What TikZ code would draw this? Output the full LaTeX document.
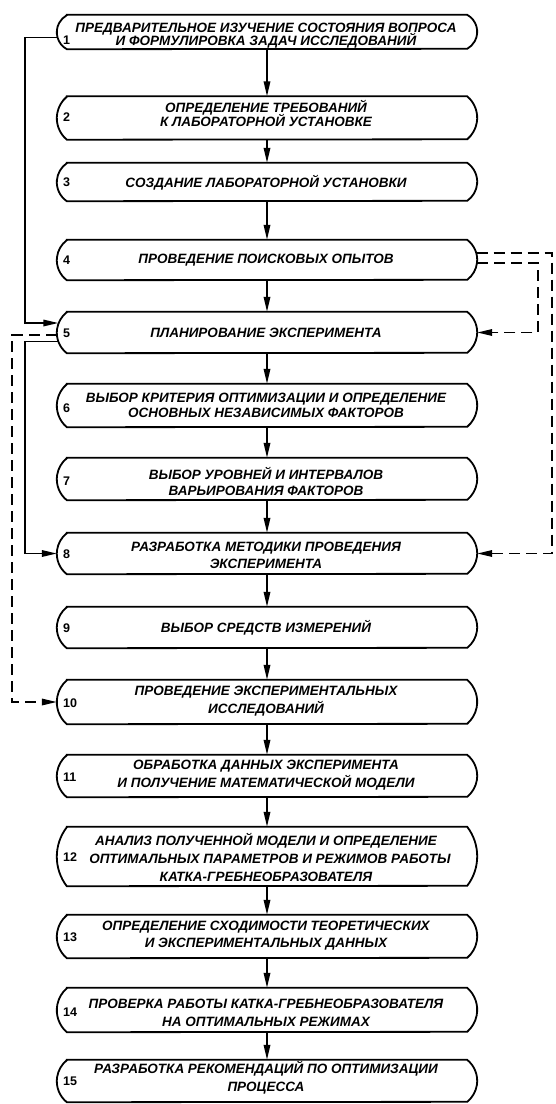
\documentclass[tikz,border=0pt]{standalone}
\usepackage{fontspec}
\setmainfont{Liberation Sans}
\usetikzlibrary{arrows.meta,calc}
\newcommand\tightlines{\lineskiplimit=-100pt\relax\lineskip=0pt\relax}
\tikzset{
  boxnode/.style={draw=none, rectangle, minimum width=420pt, inner sep=0pt},
  boxline/.style={line width=1.8pt, black},
  textnode/.style={inner sep=0pt, align=center},
  numnode/.style={anchor=west, inner sep=0pt, font=\fontsize{12.5}{12.5}\selectfont\bfseries},
  arr/.style={line width=1.7pt, -{Triangle[length=15pt,width=6.5pt]}},
  darr/.style={line width=1.7pt, dash pattern=on 11pt off 6pt, -{Triangle[length=15pt,width=6.5pt]}},
}
% #1 name, #2 box centre y, #3 height, #4 number, #5 leading, #6 text centre y, #7 number y, #8 text
\newcommand\flowbox[8]{%
  \node[boxnode, minimum height=#3pt] (#1) at (267,-#2) {};
  \pgfmathsetmacro\bxr{((#3/2)^2+100)/20}%
  \pgfmathsetmacro\bxa{asin((#3/2)/\bxr)}%
  \draw[boxline] ([xshift=10pt]#1.north west) -- ([xshift=-10pt]#1.north east)
     arc[start angle=\bxa, end angle=-\bxa, radius=\bxr pt]
     -- ([xshift=10pt]#1.south west)
     arc[start angle=180+\bxa, end angle=180-\bxa, radius=\bxr pt] -- cycle;
  \node[textnode, font=\fontsize{13.5}{#5}\selectfont\bfseries\itshape\tightlines] (#1t) at (266,-#6) {#8};
  \node[numnode] (#1n) at (63,-#7) {#4};
}
\begin{document}
\begin{tikzpicture}[x=1pt,y=1pt]
\useasboundingbox (0,0) rectangle (555,-1104);
\flowbox{b1}{32}{34}{1}{13.3}{35.5}{40}{ПРЕДВАРИТЕЛЬНОЕ ИЗУЧЕНИЕ СОСТОЯНИЯ ВОПРОСА\\И ФОРМУЛИРОВКА ЗАДАЧ ИССЛЕДОВАНИЙ}
\flowbox{b2}{118}{43}{2}{13.8}{113.6}{117.5}{ОПРЕДЕЛЕНИЕ ТРЕБОВАНИЙ\\К ЛАБОРАТОРНОЙ УСТАНОВКЕ}
\flowbox{b3}{182}{38}{3}{13.5}{182.5}{182.5}{СОЗДАНИЕ ЛАБОРАТОРНОЙ УСТАНОВКИ}
\flowbox{b4}{260}{40}{4}{13.5}{260}{260}{ПРОВЕДЕНИЕ ПОИСКОВЫХ ОПЫТОВ}
\flowbox{b5}{332.5}{41}{5}{13.5}{333}{333}{ПЛАНИРОВАНИЕ ЭКСПЕРИМЕНТА}
\flowbox{b6}{405.5}{43}{6}{15}{405.5}{408}{ВЫБОР КРИТЕРИЯ ОПТИМИЗАЦИИ И ОПРЕДЕЛЕНИЕ\\ОСНОВНЫХ НЕЗАВИСИМЫХ ФАКТОРОВ}
\flowbox{b7}{479}{42}{7}{16.7}{481.5}{481}{ВЫБОР УРОВНЕЙ И ИНТЕРВАЛОВ\\ВАРЬИРОВАНИЯ ФАКТОРОВ}
\flowbox{b8}{553.5}{41}{8}{16.7}{555}{554}{РАЗРАБОТКА МЕТОДИКИ ПРОВЕДЕНИЯ\\ЭКСПЕРИМЕНТА}
\flowbox{b9}{627.5}{41}{9}{13.5}{628}{628}{ВЫБОР СРЕДСТВ ИЗМЕРЕНИЙ}
\flowbox{b10}{702}{44}{10}{18}{701}{703}{ПРОВЕДЕНИЕ ЭКСПЕРИМЕНТАЛЬНЫХ\\ИССЛЕДОВАНИЙ}
\flowbox{b11}{776}{42}{11}{18}{775}{777}{ОБРАБОТКА ДАННЫХ ЭКСПЕРИМЕНТА\\И ПОЛУЧЕНИЕ МАТЕМАТИЧЕСКОЙ МОДЕЛИ}
\flowbox{b12}{856.5}{59}{12}{18.3}{857.5}{857.5}{АНАЛИЗ ПОЛУЧЕННОЙ МОДЕЛИ И ОПРЕДЕЛЕНИЕ\\\hspace*{8pt}ОПТИМАЛЬНЫХ ПАРАМЕТРОВ И РЕЖИМОВ РАБОТЫ\\КАТКА-ГРЕБНЕОБРАЗОВАТЕЛЯ}
\flowbox{b13}{936.5}{43}{13}{17}{935.5}{937}{ОПРЕДЕЛЕНИЕ СХОДИМОСТИ ТЕОРЕТИЧЕСКИХ\\И ЭКСПЕРИМЕНТАЛЬНЫХ ДАННЫХ}
\flowbox{b14}{1010}{44}{14}{18}{1013}{1012}{ПРОВЕРКА РАБОТЫ КАТКА-ГРЕБНЕОБРАЗОВАТЕЛЯ\\НА ОПТИМАЛЬНЫХ РЕЖИМАХ}
\flowbox{b15}{1081}{42}{15}{18}{1078}{1081}{РАЗРАБОТКА РЕКОМЕНДАЦИЙ ПО ОПТИМИЗАЦИИ\\ПРОЦЕССА}
% vertical chain
\foreach \a/\b in {b1/b2,b2/b3,b3/b4,b4/b5,b5/b6,b6/b7,b7/b8,b8/b9,b9/b10,b10/b11,b11/b12,b12/b13,b13/b14,b14/b15}
  \draw[arr] (\a) -- (\b);
% left solid feedbacks
\coordinate (s1) at ($(b1.west)+(0.5,-5.5)$);
\coordinate (s5in) at ($(b5.west)+(1.5,9.5)$);
\coordinate (s5out) at ($(b5.west)+(1,-9)$);
\draw[arr] (s1) -- (s1 -| 25,0) -- (s5in -| 25,0) -- (s5in);
\draw[arr] (s5out) -- (s5out -| 25,0) -- (b8.west -| 25,0) -- (b8.west);
% left dashed
\coordinate (d5out) at ($(b5.west)+(0,-2.5)$);
\draw[darr] (d5out) -- (d5out -| 12,0) -- (b10.west -| 12,0) -- (b10.west);
% right dashed from 4
\coordinate (r4a) at ($(b4.east)+(-0.5,7)$);
\coordinate (r4b) at ($(b4.east)+(0,-3)$);
\draw[darr] (r4a) -- (r4a -| 552,0) -- (b8.east -| 552,0) -- (b8.east);
\draw[darr] (r4b) -- (r4b -| 538,0) -- (b5.east -| 538,0) -- (b5.east);
\end{tikzpicture}
\end{document}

═══

> **OBJECTIVE**: Out of the material above, gather each line where "draw" appears.

> **SOLUTION TO THE EXERCISE**:
What TikZ code would draw this? Output the full LaTeX document.
  boxnode/.style={draw=none, rectangle, minimum width=420pt, inner sep=0pt},
  \draw[boxline] ([xshift=10pt]#1.north west) -- ([xshift=-10pt]#1.north east)
  \draw[arr] (\a) -- (\b);
\draw[arr] (s1) -- (s1 -| 25,0) -- (s5in -| 25,0) -- (s5in);
\draw[arr] (s5out) -- (s5out -| 25,0) -- (b8.west -| 25,0) -- (b8.west);
\draw[darr] (d5out) -- (d5out -| 12,0) -- (b10.west -| 12,0) -- (b10.west);
\draw[darr] (r4a) -- (r4a -| 552,0) -- (b8.east -| 552,0) -- (b8.east);
\draw[darr] (r4b) -- (r4b -| 538,0) -- (b5.east -| 538,0) -- (b5.east);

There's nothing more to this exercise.